と同時に、じゃ今後この外貨に対して政府はただ手をこまねいて何にもしないでおるかということでございますが、そうではなくて、この四月以降は、たとえば外貨の預託とか、あるいは中長期債への運用というようなことで、外貨活用策がいま着々実行に移されているときでございますので、そういうことを
考えますというと、これは外貨の準備高が落ちることになりますので、そうしますというと、この活用策が今後もっと進んでいくということを
考えますというと、外貨は微増するか、あるいはむしろ減少していくという傾向をこれからたどるというようなことは
考えられますので、したがって、私はこの二百億ドルにことしの暮れに達するだろうという想像は、簡単には出てこないと思います。
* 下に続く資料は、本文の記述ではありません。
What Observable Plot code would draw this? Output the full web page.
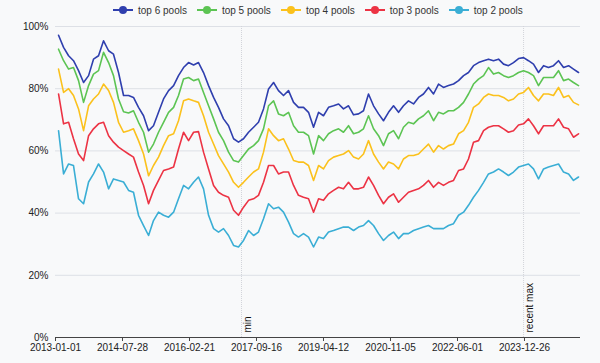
<!DOCTYPE html>
<html><head><meta charset="utf-8">
<script src="https://cdn.jsdelivr.net/npm/d3@7"></script>
<script src="https://cdn.jsdelivr.net/npm/@observablehq/plot@0.6"></script>
<style>
html,body{margin:0;padding:0;background:#f8f9fa;}
#wrap{position:relative;width:600px;height:363px;font-family:"Liberation Sans",Arial,Helvetica,sans-serif;}
#legend{position:absolute;left:113px;top:3px;height:14px;display:flex;align-items:center;gap:10px;}
.item{display:flex;align-items:center;font-size:10px;color:#333;gap:5px;white-space:nowrap;}
#chart{position:absolute;left:0;top:20px;}
</style>
</head><body>
<div id="wrap"><div id="legend"></div><div id="chart"></div></div>
<script>
const names = ["top 6 pools","top 5 pools","top 4 pools","top 3 pools","top 2 pools"];
const colors = ["#2f3fae","#5cc453","#fbc11c","#ec3344","#3aaed5"];
const dates = [
"2013-01-27","2013-03-11","2013-04-23","2013-06-04","2013-07-17","2013-08-29","2013-10-11","2013-11-22",
"2014-01-04","2014-02-16","2014-03-31","2014-05-12","2014-06-24","2014-08-06","2014-09-18","2014-10-30","2014-12-12",
"2015-01-24","2015-03-08","2015-04-19","2015-06-01","2015-07-14","2015-08-26","2015-10-08","2015-11-19",
"2016-01-01","2016-02-13","2016-03-27","2016-05-08","2016-06-20","2016-08-02","2016-09-14","2016-10-26","2016-12-08",
"2017-01-20","2017-03-04","2017-04-15","2017-05-28","2017-07-10","2017-08-22","2017-10-03","2017-11-15","2017-12-28",
"2018-02-09","2018-03-23","2018-05-05","2018-06-17","2018-07-30","2018-09-10","2018-10-23","2018-12-05",
"2019-01-17","2019-03-01","2019-04-12","2019-05-25","2019-07-07","2019-08-19","2019-09-30","2019-11-12","2019-12-25",
"2020-02-06","2020-03-19","2020-05-01","2020-06-13","2020-07-26","2020-09-06","2020-10-19","2020-12-01",
"2021-01-13","2021-02-24","2021-04-08","2021-05-21","2021-07-03","2021-08-14","2021-09-26","2021-11-08","2021-12-21",
"2022-02-01","2022-03-16","2022-04-28","2022-06-10","2022-07-23","2022-09-03","2022-10-16","2022-11-28",
"2023-01-10","2023-02-21","2023-04-05","2023-05-18","2023-06-30","2023-08-11","2023-09-23","2023-11-05","2023-12-18",
"2024-01-29","2024-03-12","2024-04-24","2024-06-06","2024-07-18","2024-08-30","2024-10-12","2024-11-24",
"2025-01-06","2025-02-17","2025-04-01"];
const top6 = [97.2,93.3,90.6,89,85.8,82,84.2,89.5,90.6,95.4,92.2,91.1,85.2,77.8,77.8,77.2,74,71.3,66.5,68.1,72.4,76.7,79.4,81,84.2,86.8,
88.4,87.6,88.4,85.2,81,77.2,74,70.3,68.1,63.9,62.8,63.9,66,67.6,69.2,73.5,79.9,82,79.4,77.8,79.4,75.6,74,74,72.4,67.6,72.4,
71.3,74,74.5,75.1,73.5,74.5,71.6,71.9,72.9,78.3,74.5,71.9,69.7,72.4,74.5,72.4,74.5,76.1,75.1,77.2,78.3,80.4,78.3,81.5,80.4,81,81.5,
82.6,84.2,85.2,87.4,88.4,89,89.5,89,89.5,87.9,87.4,88.4,89.7,90,89,87.9,85.2,87.4,86.8,87.4,89,86.8,87.4,86.3,85.2];
const top5 = [92.7,89,86.3,86.8,82.6,75.6,81,84.7,85.8,91.7,88.4,84.2,76.7,72.6,72.2,72.9,69.2,66,59.6,62.2,66,69.2,72.4,74,77.8,83.1,
83.6,82.6,83.1,78.8,74.5,70.3,66,63.3,59.6,56.9,56.4,58.5,60.6,61.7,63.3,67.1,74.5,76.1,71.9,71.3,72.4,68.1,66,66,64.9,59,64.9,
63.3,65.5,66.5,67.1,66,68.1,65.5,66,67.1,71.3,67.1,64.9,61.7,65.5,66.5,63.9,67.6,69.2,68.7,70.3,71.3,72.9,69.7,72.4,71.9,72.9,72.9,
74,75.6,78.3,81.5,83.1,84.2,86.8,84.7,85.2,84.2,83.6,84.2,85.2,85.8,85.2,84.2,81,83.6,83.6,83.6,85.8,82.6,83.1,82,81];
const top4 = [86.3,78.8,80,77.8,73.5,66.5,74.5,76.7,78.3,81.5,79.4,75.6,69.2,66,66.5,67.1,63.3,59,52,55.3,58,61.7,64.9,65.5,69.7,76.1,
76.7,76.1,75.6,71.3,66,62.2,58.5,55.8,53.2,49.9,48.3,49.9,51.6,53.2,54.2,59.6,67.1,64.9,63.3,63.9,60.6,56.9,56.4,56.4,55.3,50.5,55.3,
54.2,56.9,58,58.5,59,60.1,58,57.4,59,63.3,59,56.4,54.2,56.4,55.8,54.2,57.4,58.5,58.5,59,60.6,62.2,59.6,61.7,60.6,61.7,62.2,
65.5,66.5,69.2,74,75.1,77.2,78.3,77.8,77.8,77.2,76.1,76.7,78.3,78.8,80.4,77.8,76.1,78.3,78.3,77.8,80.4,77.2,77.8,75.6,74.8];
const top3 = [78.3,68.7,69.2,63.9,59,56.9,64.9,67.1,68.7,69.2,64.9,62.8,61.2,60.1,59,58,53.2,48.9,43,47.3,50.5,53.7,54.2,54.8,60.6,66,
63.3,66,66.2,59.6,54.2,48.9,46.7,45.7,45.1,40.9,39.3,41.9,44.1,44.6,45.7,49.9,55.3,55.3,52.6,53.2,53.2,48.9,45.7,45.1,44.6,40.3,44.6,
44.1,46.2,47.3,48.3,47.8,49.9,47.8,47.8,48.3,51.6,48.9,45.7,43,45.1,46.2,43.5,45.1,46.7,47.3,47.8,48.9,50.5,48.3,49.9,48.9,49.9,50.5,
53.7,54.2,57.4,62.8,63.3,66.5,67.6,68.1,68.1,67.1,66,66.5,68.3,68.7,70.3,68.1,65.5,68.1,68.1,68.1,70.3,67.6,67.1,64.4,65.5];
const top2 = [66.5,52.6,55.8,55.3,44.6,43,50,52.6,55.8,53.2,47.8,51,50.5,50,47.3,46.7,39.3,36,32.8,37.6,40.3,39.3,38.7,40.3,44.6,48.9,
47.8,49.9,51.6,47.8,39.3,35,33.9,35,32.8,29.6,29.1,31.2,34.4,32.8,33.9,38.2,43,41.4,41.9,40.3,37.1,33.4,32.3,33.4,32.3,29.1,32.3,
31.8,33.9,34.4,35,35.5,35.5,34.4,35.5,36,37.6,36,33.4,31.2,32.8,33.9,31.8,33.4,33.4,34.4,35,35.5,36,35,35,35,36,36.6,
39.3,40.3,42.5,45.1,47.3,49.9,52.6,53.2,54.2,53.2,52.1,53.2,54.8,55.3,55.8,54.2,51,54.2,54.8,55.3,55.8,53.2,52.6,50.5,51.6];
const yTicks = [0,20,40,60,80,100];
const xTickLabels = ["2013-01-01","2014-07-28","2016-02-21","2017-09-16","2019-04-12","2020-11-05","2022-06-01","2023-12-26"];
const annotDates = ["2017-05-11","2023-12-18"];
const annotLabels = ["min","recent max"];

const seriesValues = [top6, top5, top4, top3, top2];
const data = [];
seriesValues.forEach((vals, i) => dates.forEach((d, j) => data.push({date: new Date(d), value: vals[j], name: names[i]})));
const annotations = annotDates.map((d, i) => ({date: new Date(d), label: annotLabels[i]}));
const xTicks = xTickLabels.map(d => new Date(d));

// legend
const legend = document.getElementById("legend");
names.forEach((n, i) => {
  const it = document.createElement("div");
  it.className = "item";
  it.innerHTML = `<svg width="20" height="10"><line x1="0" x2="20" y1="5" y2="5" stroke="${colors[i]}" stroke-width="2"/><circle cx="10" cy="5" r="4" fill="${colors[i]}"/></svg><span>${n}</span>`;
  legend.appendChild(it);
});

const fmt = d3.utcFormat("%Y-%m-%d");
const chart = Plot.plot({
  width: 600, height: 343,
  marginTop: 6, marginLeft: 55, marginRight: 20, marginBottom: 26,
  style: {background: "transparent", fontFamily: '"Liberation Sans", Arial, Helvetica, sans-serif', fontSize: "10px", color: "#333", overflow: "visible"},
  x: {type: "utc", domain: [new Date("2013-01-01"), new Date("2025-04-18")]},
  y: {domain: [0, 100]},
  color: {domain: names, range: colors},
  marks: [
    Plot.gridY(yTicks.filter(d => d > 0), {stroke: "#dde0e6", strokeOpacity: 1}),
    Plot.ruleX(annotations, {x: "date", stroke: "#d2d4da", strokeDasharray: "1,1"}),
    Plot.axisY(yTicks, {tickSize: 0, tickPadding: 7, tickFormat: d => d + "%", label: null, fill: "#222"}),
    Plot.axisX(xTicks, {tickSize: 4, tickPadding: 2, tickFormat: fmt, label: null, fill: "#222", stroke: "#444"}),
    Plot.ruleY([0], {stroke: "#444"}),
    Plot.line(data, {x: "date", y: "value", z: "name", stroke: "name", strokeWidth: 1.6}),
    Plot.text(annotations, {x: "date", text: "label", frameAnchor: "bottom", rotate: -90, textAnchor: "start", dx: 9, dy: -5, fill: "#111", fontSize: 10})
  ]
});
document.getElementById("chart").appendChild(chart);
</script>
</body></html>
と同時に、また、これは国際情勢の変化、通貨情勢の変化にもよることでございますが、かりに、国際金融情勢の変化によって、低金利政策がとられるというようなときになりましたら、あるいは外貨は二十億、三十億ドルすぐ流出するというようなことも
考えられますし、今後の外貨蓄積がどういうふうになるかというようなことは、そう簡単に想像ができない。外貨の活用策が進むに従って、むしろ月々は減少していく傾向も出てくるんじゃないかというふうに思われます。
それと、いまこの活用策の一つとして、第二外為というようなお話がございましたが、これはたとえば海外の資源開発というようなことで、海外投資とか、あるいは備蓄というようなものに活用されるという道がございましたら、これはむろんいいことだと思いますが、ただ問題は、その場合に、かりに別の会計をつくるというときでも、この政府の持っている外貨は、御承知のように外為券を発行して、それによって買った外貨でございますので、相当のコストのかかっている外貨であるということでございますし、日銀の持っているものは、日銀がこの円の対価を払ってこれは買っておるものでございまして、そういう円と切り離せないドルを、もし別の会計をつくって移すというようなことを
考える場合には、この円資金をどうするかということが当然問題になりますが、もし税金でこの円資金を調達するということでございましたら、この運用先というものは、公的資産の運用のしかたとして、なかなか特定の人を利するというようなところへは使えません、
国民の合意されるところへこれを活用するのでなければいけないということがございますし、もし国債によってこの円資金を調達するというようなことでしたら、これは相当、いまの短期の外為券の発行によって調達しているドルのコストよりも、中長期債を発行してこの債務の裏打ちをするというようなことになりましたら、このほうがコストがかかるので、そうしますというと、コストの低い外貨を利用するということを目的としたその
考え方は、相当ここで一つの目的を失うということにもなりますので、こういう問題がまだ検討の問題として残されておりますし、また、そこまでの問題になりますというと、これは予算やあるいはそのほか財政投融資等の問題もあって、国会を経て堂々と運営さるべきものでなければなりませんので、法律事項を要するということがございますし、それから海外開発にいたしましても、これが支出された場合に、日本の品物が伴って出ていくという輸出の振興にこれがなって、輸出振興と同時に、その外貨がすぐに政府へ返ってきて、売られて、国内の流動性をいたずらに大きくしていくということになったんでは、この活用は
方法を誤るということになりますので、そういう問題はないかという問題、いろんな点を
考えますというと
——また単なる備蓄ということでございましたら、これはもう別に危険負担の問題がないので、問題は在庫金融の問題でございますから、円資金を豊富に供給すれば済むという問題になりますので、そういう会計にどういう形で直接外貨を使うことが、意義があって、これが矛盾しないかというような問題で、いま
関係省でこれは検討しておって、まだ結論が出ない問題となっておるところでございます。